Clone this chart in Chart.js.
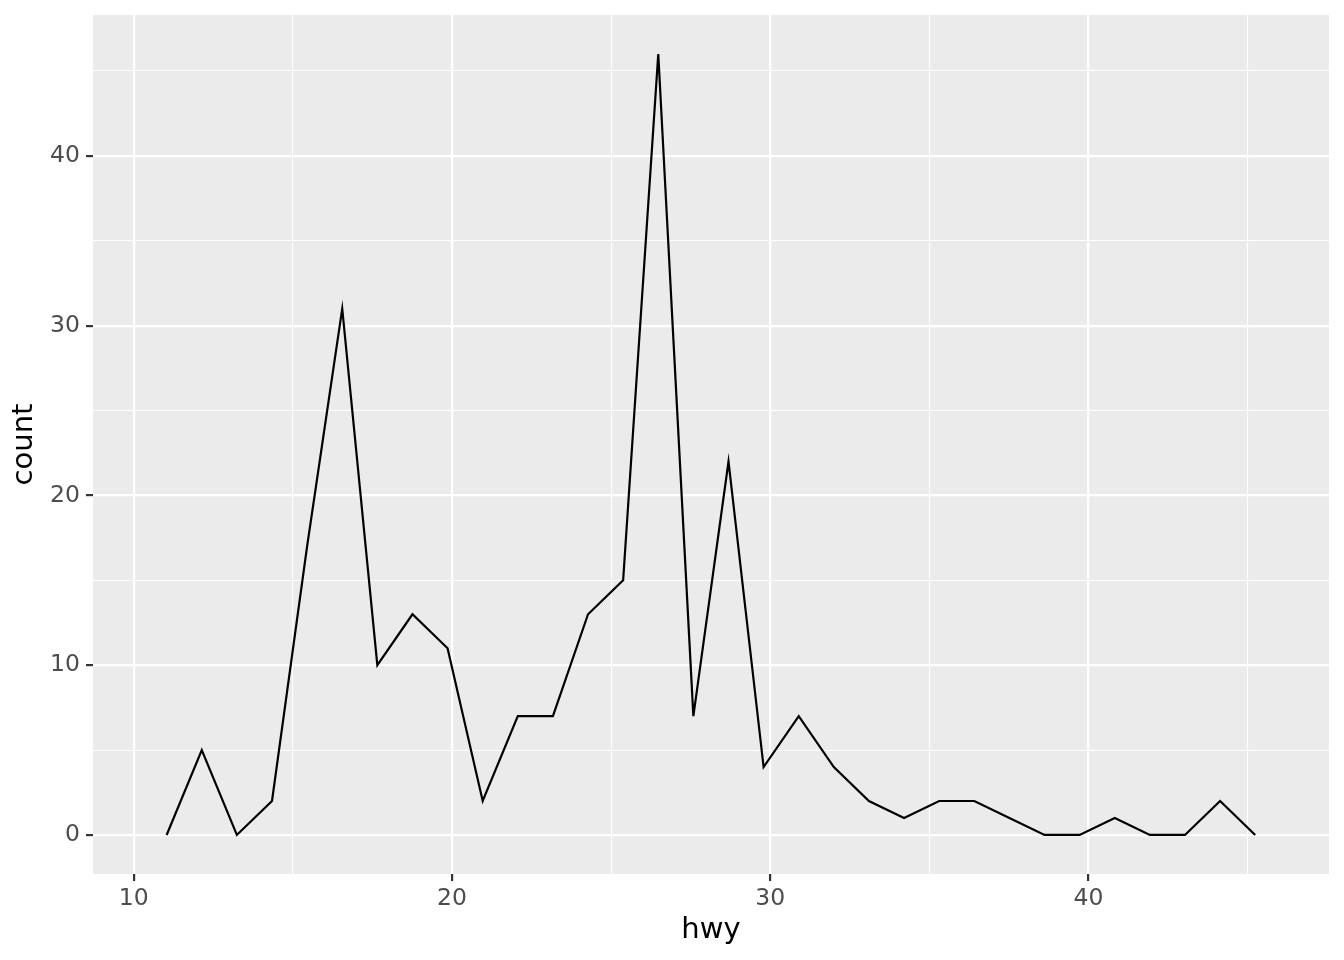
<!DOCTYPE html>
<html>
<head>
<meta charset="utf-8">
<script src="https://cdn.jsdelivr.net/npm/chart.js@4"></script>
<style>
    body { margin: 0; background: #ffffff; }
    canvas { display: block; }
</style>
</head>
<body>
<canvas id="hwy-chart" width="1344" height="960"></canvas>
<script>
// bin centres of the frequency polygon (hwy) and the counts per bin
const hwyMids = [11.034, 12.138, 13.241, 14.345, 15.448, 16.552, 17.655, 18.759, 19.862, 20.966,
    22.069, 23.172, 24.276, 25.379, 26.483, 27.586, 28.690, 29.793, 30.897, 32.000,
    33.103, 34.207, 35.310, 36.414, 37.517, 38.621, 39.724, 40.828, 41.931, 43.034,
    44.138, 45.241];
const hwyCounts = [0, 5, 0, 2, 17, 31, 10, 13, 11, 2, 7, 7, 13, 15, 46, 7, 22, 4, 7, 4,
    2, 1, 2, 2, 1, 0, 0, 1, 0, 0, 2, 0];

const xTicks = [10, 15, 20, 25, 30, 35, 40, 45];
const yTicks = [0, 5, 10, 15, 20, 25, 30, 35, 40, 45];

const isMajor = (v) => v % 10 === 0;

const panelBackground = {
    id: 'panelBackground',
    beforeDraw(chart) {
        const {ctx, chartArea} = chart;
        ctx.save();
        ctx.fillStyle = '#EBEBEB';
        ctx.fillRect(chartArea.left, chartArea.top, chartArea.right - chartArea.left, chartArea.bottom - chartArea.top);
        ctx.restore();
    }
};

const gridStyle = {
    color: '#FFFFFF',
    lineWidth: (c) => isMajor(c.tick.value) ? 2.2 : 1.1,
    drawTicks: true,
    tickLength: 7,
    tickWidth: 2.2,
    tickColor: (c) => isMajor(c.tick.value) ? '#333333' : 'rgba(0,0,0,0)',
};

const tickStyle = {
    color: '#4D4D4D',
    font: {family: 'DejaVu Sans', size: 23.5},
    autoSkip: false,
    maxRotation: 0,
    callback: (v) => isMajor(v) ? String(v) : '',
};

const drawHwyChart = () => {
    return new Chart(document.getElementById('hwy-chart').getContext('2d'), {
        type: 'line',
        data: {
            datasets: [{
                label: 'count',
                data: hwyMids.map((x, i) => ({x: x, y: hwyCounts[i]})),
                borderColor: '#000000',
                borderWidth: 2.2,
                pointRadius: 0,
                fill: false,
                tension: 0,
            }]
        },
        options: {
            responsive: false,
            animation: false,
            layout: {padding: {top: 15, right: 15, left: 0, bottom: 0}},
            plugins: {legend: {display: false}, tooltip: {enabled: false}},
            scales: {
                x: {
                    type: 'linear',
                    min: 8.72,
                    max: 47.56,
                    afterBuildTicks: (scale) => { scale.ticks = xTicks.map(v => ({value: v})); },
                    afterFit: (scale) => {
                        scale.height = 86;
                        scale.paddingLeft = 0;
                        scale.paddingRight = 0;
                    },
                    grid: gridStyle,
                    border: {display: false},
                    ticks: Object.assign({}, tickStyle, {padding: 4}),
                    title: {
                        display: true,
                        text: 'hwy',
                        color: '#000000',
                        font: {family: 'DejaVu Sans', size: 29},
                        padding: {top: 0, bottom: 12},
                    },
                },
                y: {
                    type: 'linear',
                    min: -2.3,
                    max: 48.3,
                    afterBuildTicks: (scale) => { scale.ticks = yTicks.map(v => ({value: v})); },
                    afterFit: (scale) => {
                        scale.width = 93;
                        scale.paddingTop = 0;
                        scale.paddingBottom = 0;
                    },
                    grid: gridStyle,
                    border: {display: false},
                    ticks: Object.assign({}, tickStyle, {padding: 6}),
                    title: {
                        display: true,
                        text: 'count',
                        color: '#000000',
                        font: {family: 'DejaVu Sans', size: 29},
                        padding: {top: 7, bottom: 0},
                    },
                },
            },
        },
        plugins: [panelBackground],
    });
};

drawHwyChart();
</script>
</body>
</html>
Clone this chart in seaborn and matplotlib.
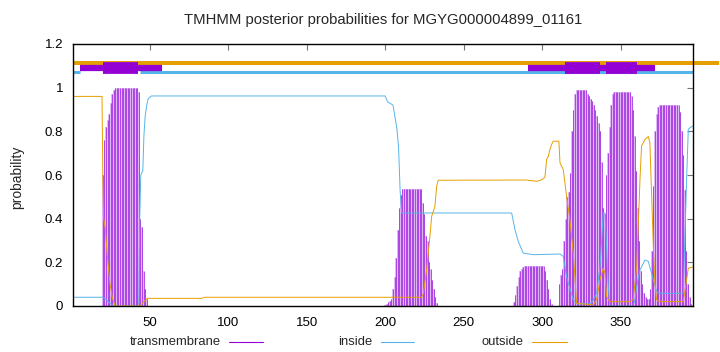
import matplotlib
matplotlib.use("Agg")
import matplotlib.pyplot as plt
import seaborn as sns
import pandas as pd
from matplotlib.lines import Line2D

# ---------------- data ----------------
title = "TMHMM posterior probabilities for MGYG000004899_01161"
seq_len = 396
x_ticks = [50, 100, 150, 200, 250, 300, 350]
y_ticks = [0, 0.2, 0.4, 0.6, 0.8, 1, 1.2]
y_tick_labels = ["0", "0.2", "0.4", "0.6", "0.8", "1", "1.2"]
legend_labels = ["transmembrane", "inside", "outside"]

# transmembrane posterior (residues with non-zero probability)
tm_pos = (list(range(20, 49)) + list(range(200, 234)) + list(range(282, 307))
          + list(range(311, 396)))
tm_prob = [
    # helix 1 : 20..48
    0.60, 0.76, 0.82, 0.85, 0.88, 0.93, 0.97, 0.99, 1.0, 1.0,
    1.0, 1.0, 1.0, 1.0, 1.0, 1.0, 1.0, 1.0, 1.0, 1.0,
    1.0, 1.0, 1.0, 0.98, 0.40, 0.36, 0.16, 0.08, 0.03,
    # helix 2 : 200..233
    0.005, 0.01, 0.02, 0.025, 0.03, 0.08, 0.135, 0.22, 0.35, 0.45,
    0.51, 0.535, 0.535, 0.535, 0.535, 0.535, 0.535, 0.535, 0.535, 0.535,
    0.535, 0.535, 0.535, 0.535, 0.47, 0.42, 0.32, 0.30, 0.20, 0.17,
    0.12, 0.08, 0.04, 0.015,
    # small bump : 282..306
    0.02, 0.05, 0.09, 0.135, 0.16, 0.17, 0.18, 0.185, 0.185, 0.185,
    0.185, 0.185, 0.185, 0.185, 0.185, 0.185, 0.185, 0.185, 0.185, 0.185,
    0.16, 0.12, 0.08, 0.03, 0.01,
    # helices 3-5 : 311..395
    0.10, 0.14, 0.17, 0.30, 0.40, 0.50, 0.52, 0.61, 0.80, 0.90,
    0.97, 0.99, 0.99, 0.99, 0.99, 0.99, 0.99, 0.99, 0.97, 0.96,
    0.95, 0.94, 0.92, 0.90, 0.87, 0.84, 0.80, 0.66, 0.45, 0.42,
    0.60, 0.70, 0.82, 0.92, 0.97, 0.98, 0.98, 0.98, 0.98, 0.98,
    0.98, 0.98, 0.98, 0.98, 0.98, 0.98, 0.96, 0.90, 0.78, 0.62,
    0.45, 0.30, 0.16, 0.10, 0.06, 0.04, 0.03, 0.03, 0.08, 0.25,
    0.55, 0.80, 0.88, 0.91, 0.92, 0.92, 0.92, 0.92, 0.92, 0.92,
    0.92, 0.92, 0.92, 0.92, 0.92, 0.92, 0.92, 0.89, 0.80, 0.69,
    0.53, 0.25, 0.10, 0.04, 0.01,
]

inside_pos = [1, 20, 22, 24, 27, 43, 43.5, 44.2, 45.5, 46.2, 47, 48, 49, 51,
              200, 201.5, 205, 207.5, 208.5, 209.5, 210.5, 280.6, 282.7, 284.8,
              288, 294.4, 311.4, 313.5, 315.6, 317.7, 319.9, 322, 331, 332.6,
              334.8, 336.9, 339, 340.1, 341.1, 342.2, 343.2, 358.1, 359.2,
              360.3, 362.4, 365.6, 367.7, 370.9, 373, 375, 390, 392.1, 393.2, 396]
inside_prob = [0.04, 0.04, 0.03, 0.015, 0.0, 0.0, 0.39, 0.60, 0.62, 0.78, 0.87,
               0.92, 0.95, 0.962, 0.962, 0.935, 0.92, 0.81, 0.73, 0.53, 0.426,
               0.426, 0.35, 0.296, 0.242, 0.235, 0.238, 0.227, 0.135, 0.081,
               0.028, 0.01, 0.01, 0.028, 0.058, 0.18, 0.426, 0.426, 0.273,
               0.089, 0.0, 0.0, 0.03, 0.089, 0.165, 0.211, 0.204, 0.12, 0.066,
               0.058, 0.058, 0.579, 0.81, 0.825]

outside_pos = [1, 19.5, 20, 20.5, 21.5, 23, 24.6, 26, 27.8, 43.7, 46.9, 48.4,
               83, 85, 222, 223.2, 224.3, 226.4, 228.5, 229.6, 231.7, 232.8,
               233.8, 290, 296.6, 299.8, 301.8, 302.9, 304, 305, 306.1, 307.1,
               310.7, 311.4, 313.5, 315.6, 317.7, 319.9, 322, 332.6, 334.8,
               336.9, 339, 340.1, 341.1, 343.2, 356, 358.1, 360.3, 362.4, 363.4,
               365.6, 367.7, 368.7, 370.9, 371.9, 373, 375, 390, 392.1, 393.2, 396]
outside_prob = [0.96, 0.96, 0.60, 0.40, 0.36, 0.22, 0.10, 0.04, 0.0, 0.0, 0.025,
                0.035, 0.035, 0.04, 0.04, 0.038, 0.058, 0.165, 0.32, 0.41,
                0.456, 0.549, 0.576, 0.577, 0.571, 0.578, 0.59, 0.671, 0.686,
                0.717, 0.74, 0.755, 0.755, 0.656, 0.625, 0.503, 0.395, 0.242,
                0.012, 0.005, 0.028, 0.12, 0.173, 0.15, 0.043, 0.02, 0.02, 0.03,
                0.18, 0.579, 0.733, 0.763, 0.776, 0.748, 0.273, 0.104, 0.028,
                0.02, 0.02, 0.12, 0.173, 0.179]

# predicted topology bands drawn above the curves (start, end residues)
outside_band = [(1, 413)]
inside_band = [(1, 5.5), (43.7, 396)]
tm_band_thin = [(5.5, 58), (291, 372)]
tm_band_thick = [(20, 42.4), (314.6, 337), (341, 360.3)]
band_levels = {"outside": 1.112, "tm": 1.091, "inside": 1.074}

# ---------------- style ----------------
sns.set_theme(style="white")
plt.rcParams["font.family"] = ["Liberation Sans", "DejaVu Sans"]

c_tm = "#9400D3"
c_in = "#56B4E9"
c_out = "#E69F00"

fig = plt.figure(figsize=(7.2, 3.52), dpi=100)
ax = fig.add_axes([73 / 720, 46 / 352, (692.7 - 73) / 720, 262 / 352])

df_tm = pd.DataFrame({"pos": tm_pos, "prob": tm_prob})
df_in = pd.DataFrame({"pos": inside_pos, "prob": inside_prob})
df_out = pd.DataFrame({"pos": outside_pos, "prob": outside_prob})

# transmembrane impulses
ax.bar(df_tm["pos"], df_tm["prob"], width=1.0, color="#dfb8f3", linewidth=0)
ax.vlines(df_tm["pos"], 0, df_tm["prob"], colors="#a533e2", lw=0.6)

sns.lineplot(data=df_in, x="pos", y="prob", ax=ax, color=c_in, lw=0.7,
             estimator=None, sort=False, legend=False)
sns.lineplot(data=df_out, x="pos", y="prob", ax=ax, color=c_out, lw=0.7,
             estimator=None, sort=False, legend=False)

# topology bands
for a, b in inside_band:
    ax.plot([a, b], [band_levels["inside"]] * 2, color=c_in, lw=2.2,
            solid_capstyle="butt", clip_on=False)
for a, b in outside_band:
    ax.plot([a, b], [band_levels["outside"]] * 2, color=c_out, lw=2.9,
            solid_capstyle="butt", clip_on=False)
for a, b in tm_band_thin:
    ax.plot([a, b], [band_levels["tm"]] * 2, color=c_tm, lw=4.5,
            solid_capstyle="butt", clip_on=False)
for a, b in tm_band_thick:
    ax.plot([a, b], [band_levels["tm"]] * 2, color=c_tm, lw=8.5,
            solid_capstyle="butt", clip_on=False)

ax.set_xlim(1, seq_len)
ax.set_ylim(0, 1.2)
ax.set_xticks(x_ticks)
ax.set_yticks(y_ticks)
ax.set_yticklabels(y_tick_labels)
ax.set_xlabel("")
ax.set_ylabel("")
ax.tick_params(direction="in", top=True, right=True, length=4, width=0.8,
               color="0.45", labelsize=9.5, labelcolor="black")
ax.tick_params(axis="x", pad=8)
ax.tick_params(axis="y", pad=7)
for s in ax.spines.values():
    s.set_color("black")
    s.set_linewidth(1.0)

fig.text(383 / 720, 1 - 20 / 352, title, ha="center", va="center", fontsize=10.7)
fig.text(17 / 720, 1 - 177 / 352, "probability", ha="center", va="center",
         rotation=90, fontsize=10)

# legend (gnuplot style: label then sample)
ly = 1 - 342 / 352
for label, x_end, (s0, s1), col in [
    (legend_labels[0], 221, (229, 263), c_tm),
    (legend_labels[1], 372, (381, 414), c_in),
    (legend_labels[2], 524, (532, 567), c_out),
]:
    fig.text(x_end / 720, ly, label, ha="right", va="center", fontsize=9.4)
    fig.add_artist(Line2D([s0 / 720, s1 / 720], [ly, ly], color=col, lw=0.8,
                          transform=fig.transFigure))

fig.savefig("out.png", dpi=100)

★ ★ ★ ★ ★ ★ ★

Task prompt
Return only the number of lines in the preceding records that contain the string "matplotlib".

The response
5